Please transcribe the data below exactly. Leave the pictures out.

======== Data ========

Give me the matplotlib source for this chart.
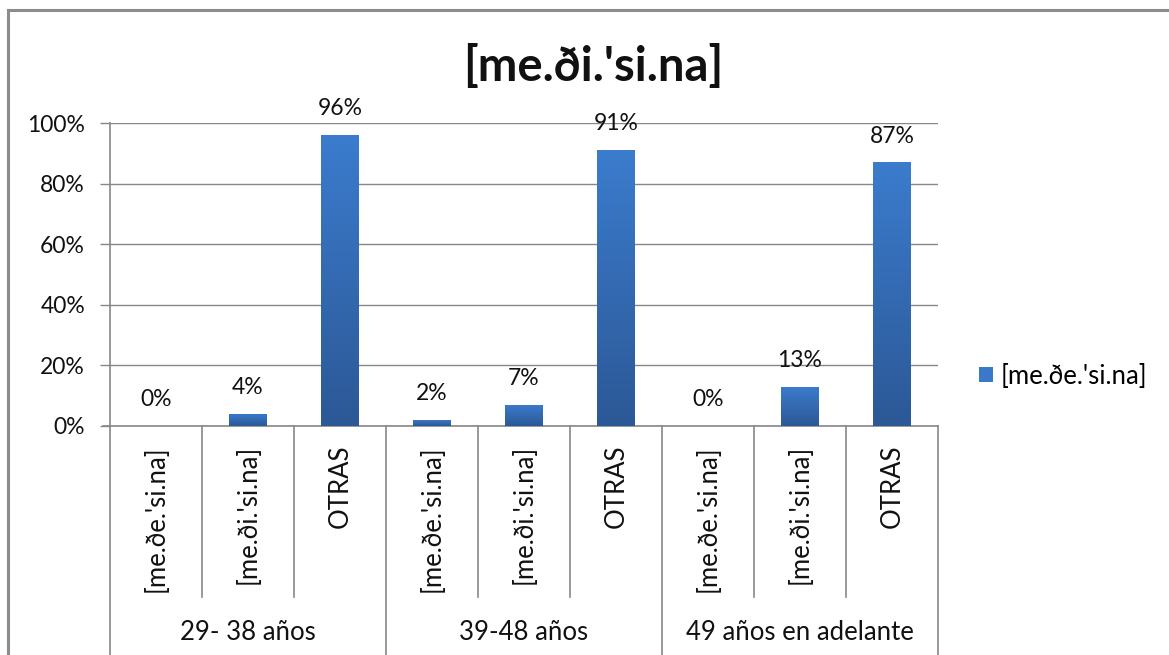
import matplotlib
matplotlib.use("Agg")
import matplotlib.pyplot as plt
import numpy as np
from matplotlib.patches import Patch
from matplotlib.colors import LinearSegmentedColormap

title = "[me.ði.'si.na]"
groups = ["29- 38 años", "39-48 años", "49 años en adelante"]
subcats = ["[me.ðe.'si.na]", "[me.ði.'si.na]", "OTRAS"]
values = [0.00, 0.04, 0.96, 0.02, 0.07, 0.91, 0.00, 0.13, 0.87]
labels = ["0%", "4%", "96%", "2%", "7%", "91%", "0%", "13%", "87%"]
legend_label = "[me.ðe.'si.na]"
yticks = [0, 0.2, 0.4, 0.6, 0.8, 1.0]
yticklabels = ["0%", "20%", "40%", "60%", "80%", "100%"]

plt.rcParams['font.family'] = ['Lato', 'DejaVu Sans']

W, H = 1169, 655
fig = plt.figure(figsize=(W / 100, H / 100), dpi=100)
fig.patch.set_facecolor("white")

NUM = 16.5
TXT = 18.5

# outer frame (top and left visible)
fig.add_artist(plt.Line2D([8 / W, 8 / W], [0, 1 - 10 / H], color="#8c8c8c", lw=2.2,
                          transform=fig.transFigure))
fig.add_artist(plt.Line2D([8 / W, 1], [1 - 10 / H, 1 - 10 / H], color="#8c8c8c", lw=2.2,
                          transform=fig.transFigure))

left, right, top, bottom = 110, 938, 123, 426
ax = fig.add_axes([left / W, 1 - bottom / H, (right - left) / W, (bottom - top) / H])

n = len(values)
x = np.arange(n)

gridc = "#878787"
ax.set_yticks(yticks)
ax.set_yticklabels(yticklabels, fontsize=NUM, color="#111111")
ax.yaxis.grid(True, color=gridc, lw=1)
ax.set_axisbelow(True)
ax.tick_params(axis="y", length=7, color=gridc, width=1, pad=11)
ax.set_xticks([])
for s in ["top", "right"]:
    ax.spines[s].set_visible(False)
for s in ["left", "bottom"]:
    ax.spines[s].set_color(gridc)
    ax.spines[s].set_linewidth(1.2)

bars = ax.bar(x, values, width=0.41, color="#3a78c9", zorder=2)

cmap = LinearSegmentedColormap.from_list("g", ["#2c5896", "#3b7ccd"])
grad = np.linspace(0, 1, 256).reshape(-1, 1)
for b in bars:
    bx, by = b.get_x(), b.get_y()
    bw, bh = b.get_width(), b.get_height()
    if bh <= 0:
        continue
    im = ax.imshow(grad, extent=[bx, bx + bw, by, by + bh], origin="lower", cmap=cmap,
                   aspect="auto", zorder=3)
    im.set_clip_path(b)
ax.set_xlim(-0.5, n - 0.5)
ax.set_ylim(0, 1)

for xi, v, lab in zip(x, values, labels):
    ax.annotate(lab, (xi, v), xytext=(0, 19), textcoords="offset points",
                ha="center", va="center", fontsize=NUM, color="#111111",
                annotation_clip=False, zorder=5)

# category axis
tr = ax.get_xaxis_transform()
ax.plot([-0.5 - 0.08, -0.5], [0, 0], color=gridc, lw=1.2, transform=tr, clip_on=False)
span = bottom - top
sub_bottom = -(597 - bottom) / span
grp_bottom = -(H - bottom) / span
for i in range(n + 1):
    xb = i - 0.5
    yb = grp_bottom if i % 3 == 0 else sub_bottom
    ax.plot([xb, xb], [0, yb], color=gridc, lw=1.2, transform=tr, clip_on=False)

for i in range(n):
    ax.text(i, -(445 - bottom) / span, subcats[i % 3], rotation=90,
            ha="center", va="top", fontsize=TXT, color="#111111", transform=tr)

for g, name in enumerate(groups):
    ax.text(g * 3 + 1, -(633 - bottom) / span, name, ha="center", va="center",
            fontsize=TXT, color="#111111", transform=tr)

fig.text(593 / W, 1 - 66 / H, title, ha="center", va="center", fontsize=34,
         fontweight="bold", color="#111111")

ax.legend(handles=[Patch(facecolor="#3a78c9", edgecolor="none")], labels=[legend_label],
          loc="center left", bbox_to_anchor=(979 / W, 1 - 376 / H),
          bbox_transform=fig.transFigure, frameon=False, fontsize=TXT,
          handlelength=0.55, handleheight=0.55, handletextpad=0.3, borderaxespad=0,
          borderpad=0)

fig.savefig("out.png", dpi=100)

========

● Exercise solution
Give me the matplotlib source for this chart.
import matplotlib
matplotlib.use("Agg")
import matplotlib.pyplot as plt
import numpy as np
from matplotlib.patches import Patch
from matplotlib.colors import LinearSegmentedColormap

title = "[me.ði.'si.na]"
groups = ["29- 38 años", "39-48 años", "49 años en adelante"]
subcats = ["[me.ðe.'si.na]", "[me.ði.'si.na]", "OTRAS"]
values = [0.00, 0.04, 0.96, 0.02, 0.07, 0.91, 0.00, 0.13, 0.87]
labels = ["0%", "4%", "96%", "2%", "7%", "91%", "0%", "13%", "87%"]
legend_label = "[me.ðe.'si.na]"
yticks = [0, 0.2, 0.4, 0.6, 0.8, 1.0]
yticklabels = ["0%", "20%", "40%", "60%", "80%", "100%"]

plt.rcParams['font.family'] = ['Lato', 'DejaVu Sans']

W, H = 1169, 655
fig = plt.figure(figsize=(W / 100, H / 100), dpi=100)
fig.patch.set_facecolor("white")

NUM = 16.5
TXT = 18.5

# outer frame (top and left visible)
fig.add_artist(plt.Line2D([8 / W, 8 / W], [0, 1 - 10 / H], color="#8c8c8c", lw=2.2,
                          transform=fig.transFigure))
fig.add_artist(plt.Line2D([8 / W, 1], [1 - 10 / H, 1 - 10 / H], color="#8c8c8c", lw=2.2,
                          transform=fig.transFigure))

left, right, top, bottom = 110, 938, 123, 426
ax = fig.add_axes([left / W, 1 - bottom / H, (right - left) / W, (bottom - top) / H])

n = len(values)
x = np.arange(n)

gridc = "#878787"
ax.set_yticks(yticks)
ax.set_yticklabels(yticklabels, fontsize=NUM, color="#111111")
ax.yaxis.grid(True, color=gridc, lw=1)
ax.set_axisbelow(True)
ax.tick_params(axis="y", length=7, color=gridc, width=1, pad=11)
ax.set_xticks([])
for s in ["top", "right"]:
    ax.spines[s].set_visible(False)
for s in ["left", "bottom"]:
    ax.spines[s].set_color(gridc)
    ax.spines[s].set_linewidth(1.2)

bars = ax.bar(x, values, width=0.41, color="#3a78c9", zorder=2)

cmap = LinearSegmentedColormap.from_list("g", ["#2c5896", "#3b7ccd"])
grad = np.linspace(0, 1, 256).reshape(-1, 1)
for b in bars:
    bx, by = b.get_x(), b.get_y()
    bw, bh = b.get_width(), b.get_height()
    if bh <= 0:
        continue
    im = ax.imshow(grad, extent=[bx, bx + bw, by, by + bh], origin="lower", cmap=cmap,
                   aspect="auto", zorder=3)
    im.set_clip_path(b)
ax.set_xlim(-0.5, n - 0.5)
ax.set_ylim(0, 1)

for xi, v, lab in zip(x, values, labels):
    ax.annotate(lab, (xi, v), xytext=(0, 19), textcoords="offset points",
                ha="center", va="center", fontsize=NUM, color="#111111",
                annotation_clip=False, zorder=5)

# category axis
tr = ax.get_xaxis_transform()
ax.plot([-0.5 - 0.08, -0.5], [0, 0], color=gridc, lw=1.2, transform=tr, clip_on=False)
span = bottom - top
sub_bottom = -(597 - bottom) / span
grp_bottom = -(H - bottom) / span
for i in range(n + 1):
    xb = i - 0.5
    yb = grp_bottom if i % 3 == 0 else sub_bottom
    ax.plot([xb, xb], [0, yb], color=gridc, lw=1.2, transform=tr, clip_on=False)

for i in range(n):
    ax.text(i, -(445 - bottom) / span, subcats[i % 3], rotation=90,
            ha="center", va="top", fontsize=TXT, color="#111111", transform=tr)

for g, name in enumerate(groups):
    ax.text(g * 3 + 1, -(633 - bottom) / span, name, ha="center", va="center",
            fontsize=TXT, color="#111111", transform=tr)

fig.text(593 / W, 1 - 66 / H, title, ha="center", va="center", fontsize=34,
         fontweight="bold", color="#111111")

ax.legend(handles=[Patch(facecolor="#3a78c9", edgecolor="none")], labels=[legend_label],
          loc="center left", bbox_to_anchor=(979 / W, 1 - 376 / H),
          bbox_transform=fig.transFigure, frameon=False, fontsize=TXT,
          handlelength=0.55, handleheight=0.55, handletextpad=0.3, borderaxespad=0,
          borderpad=0)

fig.savefig("out.png", dpi=100)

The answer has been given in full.